Aim of the exercise: Look through the data below and output, unchanged, every line from the one holding "Recreate this image" through the one holding "Chart.register(...registerables);", inclusive. Skip the pictures.

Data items
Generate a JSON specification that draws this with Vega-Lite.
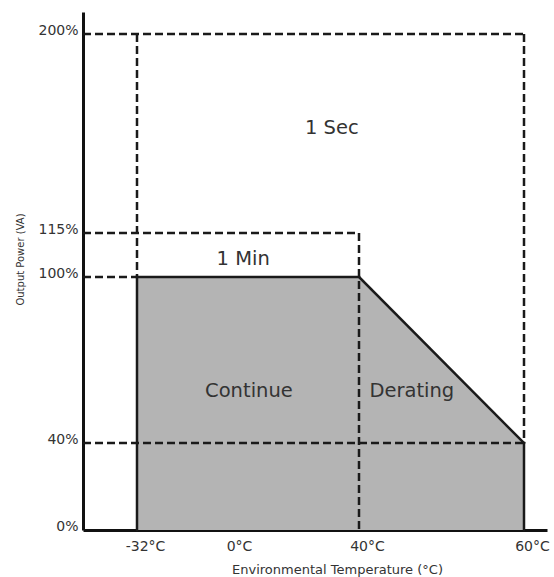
{
  "$schema": "https://vega.github.io/schema/vega-lite/v6.json",
  "autosize": {"type": "none"},
  "padding": {"left": 83, "top": 12, "right": 7, "bottom": 47},
  "width": 464,
  "height": 518,
  "background": "white",
  "config": {"view": {"stroke": null}, "font": "DejaVu Sans"},
  "datasets": {
    "region": [
      {"t": -32, "p": 100},
      {"t": 40, "p": 100},
      {"t": 60, "p": 40}
    ],
    "guides": [
      {"t": -50, "p": 200, "t2": 60, "p2": 200},
      {"t": -32, "p": 200, "t2": -32, "p2": 100},
      {"t": 60, "p": 200, "t2": 60, "p2": 40},
      {"t": -50, "p": 115, "t2": 40, "p2": 115},
      {"t": 40, "p": 115, "t2": 40, "p2": 0},
      {"t": -50, "p": 100, "t2": -32, "p2": 100},
      {"t": -50, "p": 40, "t2": 60, "p2": 40}
    ],
    "boundary": [
      {"t": -32, "p": 0, "t2": -32, "p2": 100},
      {"t": -32, "p": 100, "t2": 40, "p2": 100},
      {"t": 40, "p": 100, "t2": 60, "p2": 40},
      {"t": 60, "p": 40, "t2": 60, "p2": 0}
    ],
    "notes": [
      {"label": "1 Sec", "t": 31.5, "p": 160},
      {"label": "1 Min", "t": 3.8, "p": 106.1},
      {"label": "Continue", "t": 5.6, "p": 58.8},
      {"label": "Derating", "t": 46.4, "p": 58.8}
    ]
  },
  "encoding": {
    "x": {
      "field": "t",
      "type": "quantitative",
      "title": "Environmental Temperature (°C)",
      "scale": {"domain": [-50, -32, 0, 40, 60, 63], "range": [0, 54, 148, 276, 441, 464], "nice": false, "zero": false},
      "axis": {
        "values": [-32, 0, 40, 60],
        "labelExpr": "datum.value + '°C'",
        "ticks": false,
        "grid": false,
        "domainColor": "#111111",
        "domainWidth": 3,
        "labelPadding": 9,
        "labelOffset": 8,
        "labelFont": "DejaVu Sans",
        "labelFontSize": 14,
        "labelColor": "#333333",
        "labelOverlap": false,
        "labelBound": false,
        "labelFlush": false,
        "titleFont": "DejaVu Sans",
        "titleFontSize": 13,
        "titleFontWeight": "normal",
        "titleColor": "#333333",
        "titleX": 254,
        "titleY": 39,
        "titleAlign": "center",
        "titleBaseline": "middle"
      }
    },
    "y": {
      "field": "p",
      "type": "quantitative",
      "title": "Output Power (VA)",
      "scale": {"domain": [0, 40, 100, 115, 200, 209], "range": [518, 431, 265, 221, 22, 0], "nice": false, "zero": false},
      "axis": {
        "values": [0, 40, 100, 115, 200],
        "labelExpr": "datum.value + '%'",
        "ticks": false,
        "grid": false,
        "domainColor": "#111111",
        "domainWidth": 3,
        "labelPadding": 5,
        "labelOffset": -4,
        "labelFont": "DejaVu Sans",
        "labelFontSize": 14,
        "labelColor": "#333333",
        "labelOverlap": false,
        "labelBound": false,
        "labelFlush": false,
        "titleFont": "DejaVu Sans",
        "titleFontSize": 10,
        "titleFontWeight": "normal",
        "titleColor": "#333333",
        "titleX": -63,
        "titleY": 247,
        "titleAngle": 270,
        "titleAlign": "center",
        "titleBaseline": "middle"
      }
    }
  },
  "layer": [
    {
      "data": {"name": "region"},
      "mark": {"type": "area", "color": "#b4b4b4", "opacity": 1},
      "encoding": {"y2": {"datum": 0}}
    },
    {
      "data": {"name": "guides"},
      "mark": {"type": "rule", "color": "#1a1a1a", "strokeWidth": 2.5, "strokeDash": [8, 4]},
      "encoding": {"x2": {"field": "t2"}, "y2": {"field": "p2"}}
    },
    {
      "data": {"name": "boundary"},
      "mark": {"type": "rule", "color": "#1a1a1a", "strokeWidth": 2.5, "strokeCap": "square"},
      "encoding": {"x2": {"field": "t2"}, "y2": {"field": "p2"}}
    },
    {
      "data": {"name": "notes"},
      "mark": {"type": "text", "font": "DejaVu Sans", "fontSize": 19.5, "color": "#333333", "align": "center", "baseline": "middle"},
      "encoding": {"text": {"field": "label"}}
    }
  ]
}
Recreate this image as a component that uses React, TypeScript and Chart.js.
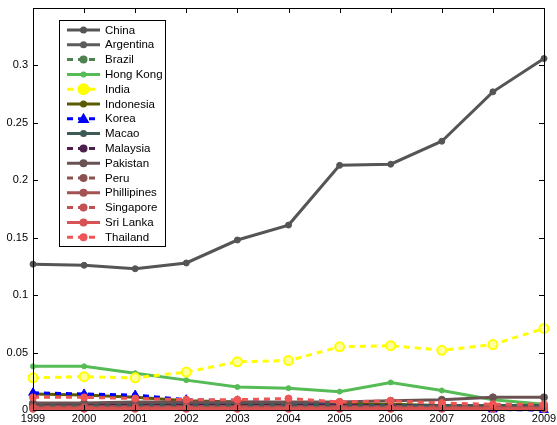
import React, { useEffect, useRef } from "react";
import { Chart, registerables } from "chart.js";

Chart.register(...registerables);

const years = [1999, 2000, 2001, 2002, 2003, 2004, 2005, 2006, 2007, 2008, 2009];
const yTicks = [0, 0.05, 0.1, 0.15, 0.2, 0.25, 0.3];

const china = [0.127, 0.126, 0.123, 0.128, 0.148, 0.161, 0.213, 0.214, 0.234, 0.277, 0.306];
const argentina = [0.004, 0.004, 0.004, 0.004, 0.004, 0.004, 0.004, 0.004, 0.004, 0.004, 0.004];
const brazil = [0.005, 0.005, 0.005, 0.005, 0.005, 0.005, 0.004, 0.004, 0.004, 0.004, 0.004];
const hongKong = [0.038, 0.038, 0.032, 0.026, 0.020, 0.019, 0.016, 0.024, 0.017, 0.009, 0.005];
const india = [0.028, 0.029, 0.028, 0.033, 0.042, 0.043, 0.055, 0.056, 0.052, 0.057, 0.071];
const indonesia = [0.014, 0.013, 0.011, 0.008, 0.007, 0.006, 0.005, 0.005, 0.004, 0.003, 0.003];
const korea = [0.015, 0.014, 0.013, 0.009, 0.008, 0.006, 0.004, 0.003, 0.002, 0.0005, 0.0];
const macao = [0.005, 0.005, 0.005, 0.005, 0.005, 0.005, 0.004, 0.004, 0.004, 0.004, 0.004];
const malaysia = [0.004, 0.004, 0.004, 0.004, 0.004, 0.004, 0.004, 0.004, 0.003, 0.003, 0.003];
const pakistan = [0.006, 0.006, 0.007, 0.007, 0.007, 0.007, 0.007, 0.008, 0.009, 0.011, 0.011];
const peru = [0.003, 0.003, 0.003, 0.003, 0.003, 0.003, 0.003, 0.003, 0.003, 0.003, 0.003];
const phillipines = [0.002, 0.002, 0.002, 0.002, 0.002, 0.002, 0.002, 0.002, 0.002, 0.002, 0.002];
const singapore = [0.002, 0.002, 0.002, 0.002, 0.002, 0.002, 0.002, 0.002, 0.002, 0.002, 0.002];
const sriLanka = [0.001, 0.001, 0.001, 0.001, 0.001, 0.001, 0.001, 0.001, 0.001, 0.001, 0.001];
const thailand = [0.011, 0.011, 0.010, 0.009, 0.009, 0.010, 0.007, 0.008, 0.006, 0.005, 0.005];

type S = { label: string; data: number[]; color: string; dash: boolean; style: string; r: number; fill?: string };

const series: S[] = [
  { label: "China", data: china, color: "#555555", dash: false, style: "circle", r: 3 },
  { label: "Argentina", data: argentina, color: "#5c5c5c", dash: false, style: "circle", r: 3 },
  { label: "Brazil", data: brazil, color: "#4f8050", dash: true, style: "circle", r: 3.5 },
  { label: "Hong Kong", data: hongKong, color: "#55bb55", dash: false, style: "circle", r: 2.5 },
  { label: "India", data: india, color: "#ffff00", dash: true, style: "circle", r: 4.5, fill: "#ffffa0" },
  { label: "Indonesia", data: indonesia, color: "#5a5a00", dash: false, style: "circle", r: 3 },
  { label: "Korea", data: korea, color: "#0000ff", dash: true, style: "triangle", r: 5 },
  { label: "Macao", data: macao, color: "#3b5a58", dash: false, style: "circle", r: 3 },
  { label: "Malaysia", data: malaysia, color: "#4d1f4d", dash: true, style: "circle", r: 3.5 },
  { label: "Pakistan", data: pakistan, color: "#6b5252", dash: false, style: "circle", r: 3.5 },
  { label: "Peru", data: peru, color: "#8c5252", dash: true, style: "circle", r: 3.5 },
  { label: "Phillipines", data: phillipines, color: "#a55252", dash: false, style: "circle", r: 3.5 },
  { label: "Singapore", data: singapore, color: "#c25252", dash: true, style: "circle", r: 3.5 },
  { label: "Sri Lanka", data: sriLanka, color: "#d95252", dash: false, style: "circle", r: 3.5 },
  { label: "Thailand", data: thailand, color: "#f05555", dash: true, style: "circle", r: 3.5 },
];

const DASH = [6, 5];
const FONT = "'Liberation Sans', Arial, sans-serif";

const boxPlugin = {
  id: "matlabBox",
  afterDatasetsDraw(chart: any) {
    const { ctx, chartArea: a, scales } = chart;
    ctx.save();
    ctx.strokeStyle = "#000";
    ctx.lineWidth = 1;
    ctx.setLineDash([]);
    ctx.strokeRect(Math.round(a.left) + 0.5, Math.round(a.top) + 0.5, Math.round(a.right - a.left), Math.round(a.bottom - a.top));
    const L = 5;
    ctx.beginPath();
    for (const y of years) {
      const px = Math.round(scales.x.getPixelForValue(y)) + 0.5;
      ctx.moveTo(px, a.bottom);
      ctx.lineTo(px, a.bottom - L);
      ctx.moveTo(px, a.top);
      ctx.lineTo(px, a.top + L);
    }
    for (const v of yTicks) {
      const py = Math.round(scales.y.getPixelForValue(v)) + 0.5;
      ctx.moveTo(a.left, py);
      ctx.lineTo(a.left + L, py);
      ctx.moveTo(a.right, py);
      ctx.lineTo(a.right - L, py);
    }
    ctx.stroke();

    // legend
    const lx = 59, ly = 20, lw = 106, lh = 226;
    ctx.fillStyle = "#fff";
    ctx.fillRect(lx, ly, lw, lh);
    ctx.strokeStyle = "#000";
    ctx.strokeRect(lx + 0.5, ly + 0.5, lw, lh);
    ctx.font = "11.5px " + FONT;
    ctx.textBaseline = "middle";
    const step = 14.8;
    series.forEach((s, i) => {
      const cy = ly + 10 + i * step;
      ctx.strokeStyle = s.color;
      ctx.lineWidth = 3;
      ctx.setLineDash(s.dash ? DASH : []);
      ctx.beginPath();
      ctx.moveTo(67, cy);
      ctx.lineTo(100, cy);
      ctx.stroke();
      ctx.setLineDash([]);
      ctx.fillStyle = s.color;
      ctx.beginPath();
      if (s.style === "triangle") {
        const r = s.r + 1;
        ctx.moveTo(83.5, cy - r);
        ctx.lineTo(83.5 + r, cy + r * 0.7);
        ctx.lineTo(83.5 - r, cy + r * 0.7);
        ctx.closePath();
      } else {
        ctx.arc(83.5, cy, s.r + (s.fill ? 1.5 : 0.5), 0, Math.PI * 2);
      }
      ctx.fill();
      ctx.fillStyle = "#000";
      ctx.fillText(s.label, 105, cy + 0.5);
    });
    ctx.restore();
  },
};

export default function App() {
  const ref = useRef<HTMLCanvasElement>(null);
  useEffect(() => {
    document.body.style.margin = "0";
    const n = series.length;
    const chart = new Chart(ref.current!, {
      type: "line",
      data: {
        datasets: series.map((s, i) => ({
          label: s.label,
          data: s.data.map((v, j) => ({ x: years[j], y: v })),
          borderColor: s.color,
          backgroundColor: s.fill || s.color,
          borderWidth: 3,
          borderDash: s.dash ? DASH : [],
          pointStyle: s.style as any,
          pointRadius: s.r,
          pointBorderColor: s.color,
          pointBackgroundColor: s.fill || s.color,
          pointBorderWidth: s.fill ? 2 : 1,
          tension: 0,
          order: n - i,
          clip: false as any,
        })),
      },
      options: {
        animation: false,
        responsive: false,
        maintainAspectRatio: false,
        layout: { padding: { top: 8, right: 13, left: 0, bottom: 0 } },
        plugins: { legend: { display: false }, tooltip: { enabled: false } },
        scales: {
          x: {
            type: "linear",
            min: 1999,
            max: 2009,
            afterFit: (s: any) => { s.height = 15; s.paddingLeft = 0; s.paddingRight = 0; },
            afterBuildTicks: (s: any) => { s.ticks = years.map((v) => ({ value: v })); },
            grid: { display: false, drawTicks: false, tickLength: 0 },
            border: { display: false },
            ticks: {
              color: "#000",
              font: { family: FONT, size: 11 },
              padding: 2,
              maxRotation: 0,
              autoSkip: false,
              callback: (v: any) => String(v),
            },
          },
          y: {
            type: "linear",
            min: 0,
            max: 0.35,
            afterFit: (s: any) => { s.width = 33; s.paddingTop = 0; s.paddingBottom = 0; },
            afterBuildTicks: (s: any) => { s.ticks = yTicks.map((v) => ({ value: v })); },
            grid: { display: false, drawTicks: false, tickLength: 0 },
            border: { display: false },
            ticks: {
              color: "#000",
              font: { family: FONT, size: 11 },
              padding: 5,
              callback: (v: any) => String(Math.round(v * 100) / 100),
            },
          },
        },
      },
      plugins: [boxPlugin],
    });
    return () => chart.destroy();
  }, []);
  return (
    <div style={{ position: "absolute", left: 0, top: 0, width: 557, height: 425, background: "#fff" }}>
      <canvas ref={ref} width={557} height={425} style={{ width: 557, height: 425 }} />
    </div>
  );
}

Result:
Recreate this image as a component that uses React, TypeScript and Chart.js.
import React, { useEffect, useRef } from "react";
import { Chart, registerables } from "chart.js";

Chart.register(...registerables);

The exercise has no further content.